One of the councils on the abandoned route of HS2 to Crewe says the impact of the cancellation could force it into effective bankruptcy.
Cheshire East Council, which covers Crewe and Macclesfield, said it had spent £11 million preparing for HS2, of which £8.6 million had been borrowed.
The money will have to be found from general revenues but the budget is already under pressure, despite a number of economy measures, and had been facing a deficit of £18.7 million even before HS2 was cancelled in October.
Councils facing a cash crisis can publish a ‘Section 114’ notice under the 1988 Local Government Finance Act, which is issued by the chief finance officer when it appears that a council’s spending will exceed its resources. The result is a halt in any new spending for up to 21 days, during which time the full council must meet and decide what to do next.
Similar cash problems have already affected other councils, including Nottingham and Northamptonshire, although their shortfalls were not connected with HS2.
Cheshire East Council said the government’s alternative ‘Network North’ plans, which are intended to use the £36 billion which would have been spent on HS2 on other rail and road projects in the years ahead, will make no difference to its plight.
The council has been holding talks with rail minister Huw Merriman. At a meeting of the full council, deputy leader Craig Browne said leader Sam Corcoran had met Mr Merriman and they had ‘agreed that a dialogue between the council and government would continue’.

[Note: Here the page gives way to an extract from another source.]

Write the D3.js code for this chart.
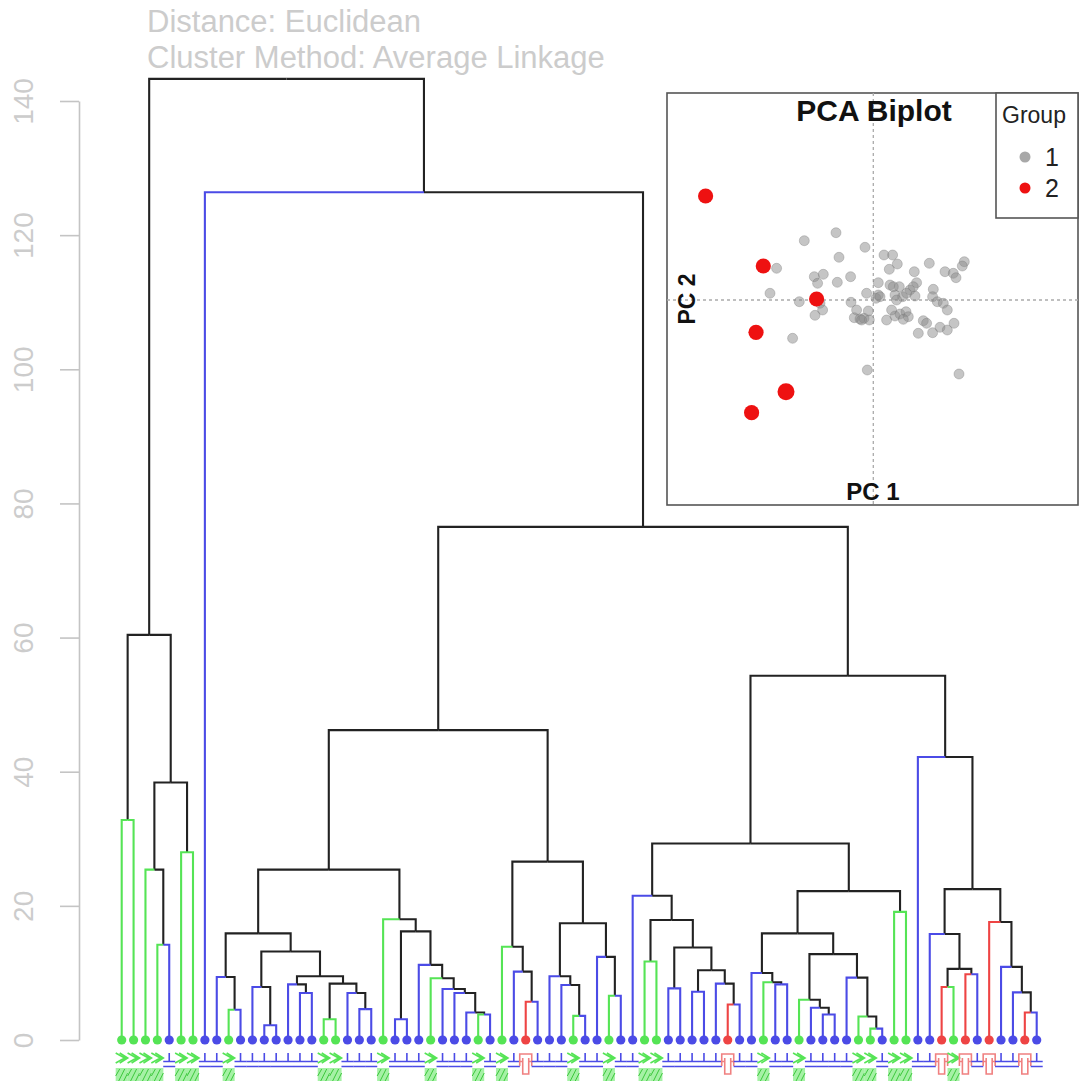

In a related development, it has emerged that Prime Minister Rishi Sunak could face legal action over the cancellation of HS2 Phases 2A and 2B to Crewe and Manchester.
New Civil Engineer reports that the campaigning Good Law Project has told the government that it is considering an application for a judicial review of the decision, which was announced by Rishi Sunak at the Conservative Party Conference on 4 October.
NCE quotes Good Law Project director Jo Maugham as saying the organisation has ‘sent a formal letter before action to Rishi Sunak threatening to challenge his unilateral decision to ignore what Parliament has enacted about HS2, cancel the project, and salt the earth by selling all the land.
‘We haven't yet formed a view about whether we will sue – we want to know whether affected Mayors and MPs are serious about their opposition.’
The Government has given a preliminary response, claiming that transport secretary Mark Harper rather than the Prime Minister was the ‘decision maker’, but the Good Law Group has pointed out that Mr Sunak used the words ‘I am ending this long running saga and cancelling the rest of the HS2 project’ in his speech to the Conference, and repeated ‘I am cancelling the rest of HS2’ in a post on his Twitter account later the same day.
Although Mr Sunak had wanted to begin reselling the land on Phase 2A to Crewe within weeks, the Department for Transport’s permanent secretary Dame Bernadette Kelly has stated that this cannot be done without a further Act of Parliament being passed first.